-- start --

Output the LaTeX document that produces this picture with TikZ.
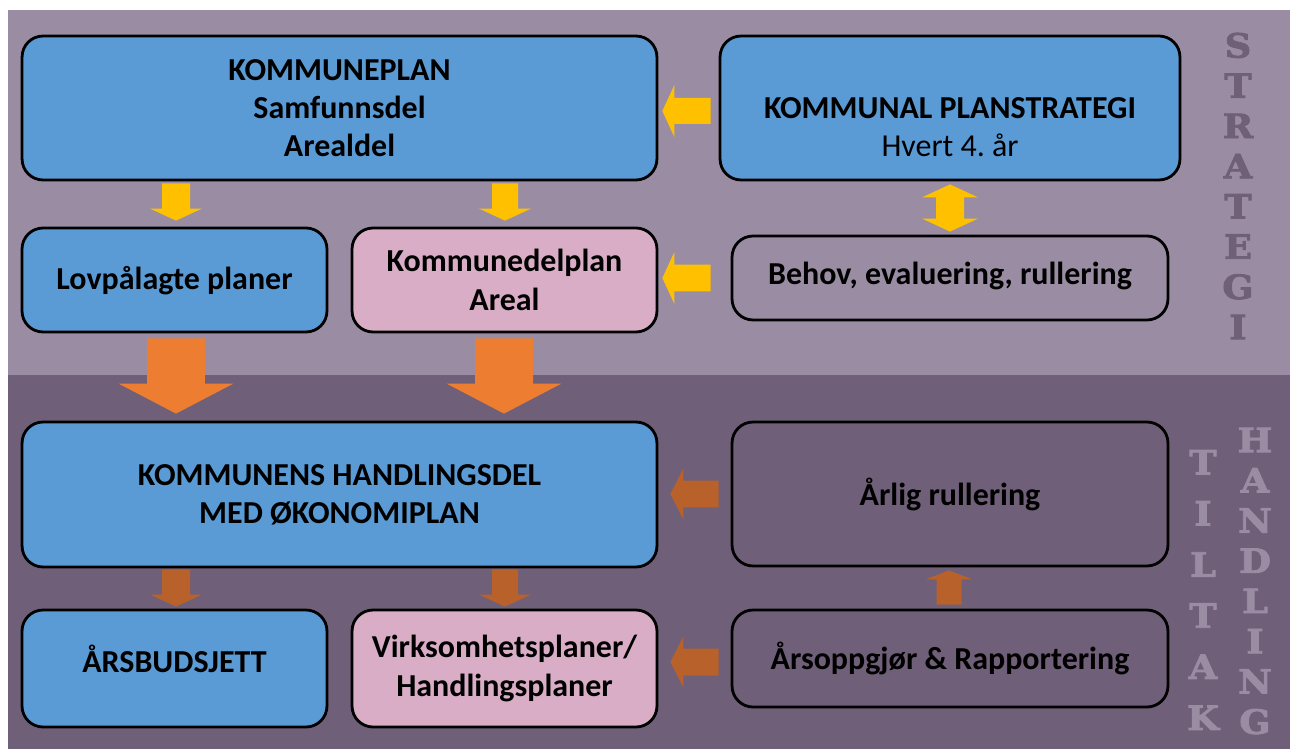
\documentclass[tikz,border=0pt]{standalone}
\usepackage{fontspec}
\setmainfont{Carlito}
\newfontfamily\sidefont[FakeBold=2.5, FakeStretch=1.1]{DejaVu Serif Bold}
\usetikzlibrary{calc}
\usetikzlibrary{positioning}
\definecolor{bgtop}{HTML}{9A8DA3}
\definecolor{bgbot}{HTML}{705F78}
\definecolor{planblue}{HTML}{5B9BD5}
\definecolor{planpink}{HTML}{D8ADC5}
\definecolor{arryellow}{HTML}{FFC000}
\definecolor{arrorange}{HTML}{ED7D31}
\definecolor{arrbrown}{HTML}{B8612A}
\tikzset{planbox/.style = {draw, line width=1.6pt, rounded corners=0.42cm, align=center, inner sep=0,
                           font=\fontsize{18.2}{21.8}\selectfont\bfseries}}
\tikzset{bluebox/.style = {planbox, fill=planblue}}
\tikzset{pinkbox/.style = {planbox, fill=planpink}}
\tikzset{sidetext/.style = {align=center, inner sep=0}}
% block arrow: colour, tail, tip, shaft half width, head half width, head length
\newcommand\blockarrow[6]{%
  \coordinate (tail) at #2;
  \coordinate (tip) at #3;
  \coordinate (hb) at ($(tip)!#6!(tail)$);
  \fill [#1] ($(tail)!#4!90:(tip)$) -- ($(hb)!#4!90:(tip)$) -- ($(hb)!#5!90:(tip)$) -- (tip)
             -- ($(hb)!#5!-90:(tip)$) -- ($(hb)!#4!-90:(tip)$) -- ($(tail)!#4!-90:(tip)$) -- cycle;}

\begin{document}
\begin{tikzpicture}[x=0.02cm, y=-0.02cm]
    \useasboundingbox (0, 0) rectangle (1290, 749);
    \fill [bgtop] (8, 10) rectangle (1290, 375);
    \fill [bgbot] (8, 375) rectangle (1290, 749);

    \node [bluebox, minimum width=12.7cm, minimum height=2.88cm] (plan) at (339.5, 108) {KOMMUNEPLAN\\Samfunnsdel\\Arealdel};
    \node [bluebox, minimum width=9.2cm, minimum height=2.88cm, text depth=0.12cm] (strat) at (950, 108) {\strut\\KOMMUNAL PLANSTRATEGI\\{\mdseries Hvert 4.\ år}};
    \node [bluebox, minimum width=6.1cm, minimum height=2.08cm, text depth=0.1cm] (lov) at (174.5, 280) {Lovpålagte planer};
    \node [pinkbox, minimum width=6.1cm, minimum height=2.08cm] (kdp) at (504.5, 280) {Kommunedelplan\\Areal};
    \node [planbox, minimum width=8.72cm, minimum height=1.68cm, text depth=0.2cm] (behov) at (950, 278) {Behov, evaluering, rullering};

    \node [bluebox, minimum width=12.7cm, minimum height=2.9cm] (hand) at (339.5, 494.5) {KOMMUNENS HANDLINGSDEL\\MED ØKONOMIPLAN};
    \node [planbox, minimum width=8.72cm, minimum height=2.88cm] (arlig) at (950, 494) {Årlig rullering};
    \node [bluebox, minimum width=6.1cm, minimum height=2.34cm, text depth=0.4cm] (budsj) at (174.5, 668.5) {ÅRSBUDSJETT};
    \node [pinkbox, minimum width=6.1cm, minimum height=2.34cm] (virk) at (504.5, 668.5) {Virksomhetsplaner/\\Handlingsplaner};
    \node [planbox, minimum width=8.72cm, minimum height=1.94cm] (arsopp) at (950, 658.5) {Årsoppgjør \& Rapportering};

    % strategi arrows
    \blockarrow{arryellow}{($(strat.west)+(-8, 3)$)}{($(plan.east)+(4, 3)$)}{0.26cm}{0.52cm}{0.24cm}
    \blockarrow{arryellow}{($(behov.west)+(-20, 0)$)}{($(kdp.east)+(4, -2)$)}{0.27cm}{0.52cm}{0.24cm}
    \blockarrow{arryellow}{($(plan.south -| lov.north)+(1.5, 2)$)}{($(lov.north)+(1.5, -6)$)}{0.28cm}{0.52cm}{0.24cm}
    \blockarrow{arryellow}{($(plan.south -| kdp.north)+(0.5, 2)$)}{($(kdp.north)+(0.5, -6)$)}{0.26cm}{0.52cm}{0.24cm}
    \coordinate (mid) at ($(strat.south)!0.5!(behov.north)$);
    \blockarrow{arryellow}{(mid)}{($(strat.south)+(0, 3)$)}{0.28cm}{0.56cm}{0.26cm}
    \blockarrow{arryellow}{(mid)}{($(behov.north)+(0, -3)$)}{0.28cm}{0.56cm}{0.26cm}

    % into handlingsdel
    \blockarrow{arrorange}{($(lov.south)+(1.5, 5)$)}{($(hand.north -| lov.south)+(1.5, -7)$)}{0.58cm}{1.15cm}{0.6cm}
    \blockarrow{arrorange}{($(kdp.south)+(-0.5, 5)$)}{($(hand.north -| kdp.south)+(-0.5, -7)$)}{0.58cm}{1.15cm}{0.6cm}

    % handling arrows
    \blockarrow{arrbrown}{($(arlig.west)+(-12, 0)$)}{($(hand.east)+(12, -0.5)$)}{0.27cm}{0.51cm}{0.26cm}
    \blockarrow{arrbrown}{($(arsopp.west)+(-12, 3.5)$)}{($(virk.east)+(12, -6.5)$)}{0.27cm}{0.51cm}{0.26cm}
    \blockarrow{arrbrown}{($(arsopp.north)+(-1, -4)$)}{($(arlig.south)+(-1, 3)$)}{0.25cm}{0.47cm}{0.18cm}
    \blockarrow{arrbrown}{($(hand.south -| budsj.north)+(1.5, 1)$)}{($(budsj.north)+(1.5, -2)$)}{0.28cm}{0.52cm}{0.24cm}
    \blockarrow{arrbrown}{($(hand.south -| virk.north)+(0.5, 1)$)}{($(virk.north)+(0.5, -2)$)}{0.26cm}{0.52cm}{0.24cm}

    % side texts
    \node [sidetext, text=bgbot, font=\sidefont\fontsize{19}{22.9}\selectfont] (strategi) at (1238, 186) {S\\T\\R\\A\\T\\E\\G\\I};
    \node [sidetext, text=bgtop, font=\sidefont\fontsize{19}{29.1}\selectfont] (tiltak) at (1203, 590) {T\\I\\L\\T\\A\\K};
    \node [sidetext, text=bgtop, font=\sidefont\fontsize{19}{22.9}\selectfont] (handling) at (1255, 581) {H\\A\\N\\D\\L\\I\\N\\G};
  \end{tikzpicture}
\end{document}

-- end --

■ **Written problem**
Strip out the pictures and quote the remaining data word for word.

■ **Solution below**
Output the LaTeX document that produces this picture with TikZ.
\documentclass[tikz,border=0pt]{standalone}
\usepackage{fontspec}
\setmainfont{Carlito}
\newfontfamily\sidefont[FakeBold=2.5, FakeStretch=1.1]{DejaVu Serif Bold}
\usetikzlibrary{calc}
\usetikzlibrary{positioning}
\definecolor{bgtop}{HTML}{9A8DA3}
\definecolor{bgbot}{HTML}{705F78}
\definecolor{planblue}{HTML}{5B9BD5}
\definecolor{planpink}{HTML}{D8ADC5}
\definecolor{arryellow}{HTML}{FFC000}
\definecolor{arrorange}{HTML}{ED7D31}
\definecolor{arrbrown}{HTML}{B8612A}
\tikzset{planbox/.style = {draw, line width=1.6pt, rounded corners=0.42cm, align=center, inner sep=0,
                           font=\fontsize{18.2}{21.8}\selectfont\bfseries}}
\tikzset{bluebox/.style = {planbox, fill=planblue}}
\tikzset{pinkbox/.style = {planbox, fill=planpink}}
\tikzset{sidetext/.style = {align=center, inner sep=0}}
% block arrow: colour, tail, tip, shaft half width, head half width, head length
\newcommand\blockarrow[6]{%
  \coordinate (tail) at #2;
  \coordinate (tip) at #3;
  \coordinate (hb) at ($(tip)!#6!(tail)$);
  \fill [#1] ($(tail)!#4!90:(tip)$) -- ($(hb)!#4!90:(tip)$) -- ($(hb)!#5!90:(tip)$) -- (tip)
             -- ($(hb)!#5!-90:(tip)$) -- ($(hb)!#4!-90:(tip)$) -- ($(tail)!#4!-90:(tip)$) -- cycle;}

\begin{document}
\begin{tikzpicture}[x=0.02cm, y=-0.02cm]
    \useasboundingbox (0, 0) rectangle (1290, 749);
    \fill [bgtop] (8, 10) rectangle (1290, 375);
    \fill [bgbot] (8, 375) rectangle (1290, 749);

    \node [bluebox, minimum width=12.7cm, minimum height=2.88cm] (plan) at (339.5, 108) {KOMMUNEPLAN\\Samfunnsdel\\Arealdel};
    \node [bluebox, minimum width=9.2cm, minimum height=2.88cm, text depth=0.12cm] (strat) at (950, 108) {\strut\\KOMMUNAL PLANSTRATEGI\\{\mdseries Hvert 4.\ år}};
    \node [bluebox, minimum width=6.1cm, minimum height=2.08cm, text depth=0.1cm] (lov) at (174.5, 280) {Lovpålagte planer};
    \node [pinkbox, minimum width=6.1cm, minimum height=2.08cm] (kdp) at (504.5, 280) {Kommunedelplan\\Areal};
    \node [planbox, minimum width=8.72cm, minimum height=1.68cm, text depth=0.2cm] (behov) at (950, 278) {Behov, evaluering, rullering};

    \node [bluebox, minimum width=12.7cm, minimum height=2.9cm] (hand) at (339.5, 494.5) {KOMMUNENS HANDLINGSDEL\\MED ØKONOMIPLAN};
    \node [planbox, minimum width=8.72cm, minimum height=2.88cm] (arlig) at (950, 494) {Årlig rullering};
    \node [bluebox, minimum width=6.1cm, minimum height=2.34cm, text depth=0.4cm] (budsj) at (174.5, 668.5) {ÅRSBUDSJETT};
    \node [pinkbox, minimum width=6.1cm, minimum height=2.34cm] (virk) at (504.5, 668.5) {Virksomhetsplaner/\\Handlingsplaner};
    \node [planbox, minimum width=8.72cm, minimum height=1.94cm] (arsopp) at (950, 658.5) {Årsoppgjør \& Rapportering};

    % strategi arrows
    \blockarrow{arryellow}{($(strat.west)+(-8, 3)$)}{($(plan.east)+(4, 3)$)}{0.26cm}{0.52cm}{0.24cm}
    \blockarrow{arryellow}{($(behov.west)+(-20, 0)$)}{($(kdp.east)+(4, -2)$)}{0.27cm}{0.52cm}{0.24cm}
    \blockarrow{arryellow}{($(plan.south -| lov.north)+(1.5, 2)$)}{($(lov.north)+(1.5, -6)$)}{0.28cm}{0.52cm}{0.24cm}
    \blockarrow{arryellow}{($(plan.south -| kdp.north)+(0.5, 2)$)}{($(kdp.north)+(0.5, -6)$)}{0.26cm}{0.52cm}{0.24cm}
    \coordinate (mid) at ($(strat.south)!0.5!(behov.north)$);
    \blockarrow{arryellow}{(mid)}{($(strat.south)+(0, 3)$)}{0.28cm}{0.56cm}{0.26cm}
    \blockarrow{arryellow}{(mid)}{($(behov.north)+(0, -3)$)}{0.28cm}{0.56cm}{0.26cm}

    % into handlingsdel
    \blockarrow{arrorange}{($(lov.south)+(1.5, 5)$)}{($(hand.north -| lov.south)+(1.5, -7)$)}{0.58cm}{1.15cm}{0.6cm}
    \blockarrow{arrorange}{($(kdp.south)+(-0.5, 5)$)}{($(hand.north -| kdp.south)+(-0.5, -7)$)}{0.58cm}{1.15cm}{0.6cm}

    % handling arrows
    \blockarrow{arrbrown}{($(arlig.west)+(-12, 0)$)}{($(hand.east)+(12, -0.5)$)}{0.27cm}{0.51cm}{0.26cm}
    \blockarrow{arrbrown}{($(arsopp.west)+(-12, 3.5)$)}{($(virk.east)+(12, -6.5)$)}{0.27cm}{0.51cm}{0.26cm}
    \blockarrow{arrbrown}{($(arsopp.north)+(-1, -4)$)}{($(arlig.south)+(-1, 3)$)}{0.25cm}{0.47cm}{0.18cm}
    \blockarrow{arrbrown}{($(hand.south -| budsj.north)+(1.5, 1)$)}{($(budsj.north)+(1.5, -2)$)}{0.28cm}{0.52cm}{0.24cm}
    \blockarrow{arrbrown}{($(hand.south -| virk.north)+(0.5, 1)$)}{($(virk.north)+(0.5, -2)$)}{0.26cm}{0.52cm}{0.24cm}

    % side texts
    \node [sidetext, text=bgbot, font=\sidefont\fontsize{19}{22.9}\selectfont] (strategi) at (1238, 186) {S\\T\\R\\A\\T\\E\\G\\I};
    \node [sidetext, text=bgtop, font=\sidefont\fontsize{19}{29.1}\selectfont] (tiltak) at (1203, 590) {T\\I\\L\\T\\A\\K};
    \node [sidetext, text=bgtop, font=\sidefont\fontsize{19}{22.9}\selectfont] (handling) at (1255, 581) {H\\A\\N\\D\\L\\I\\N\\G};
  \end{tikzpicture}
\end{document}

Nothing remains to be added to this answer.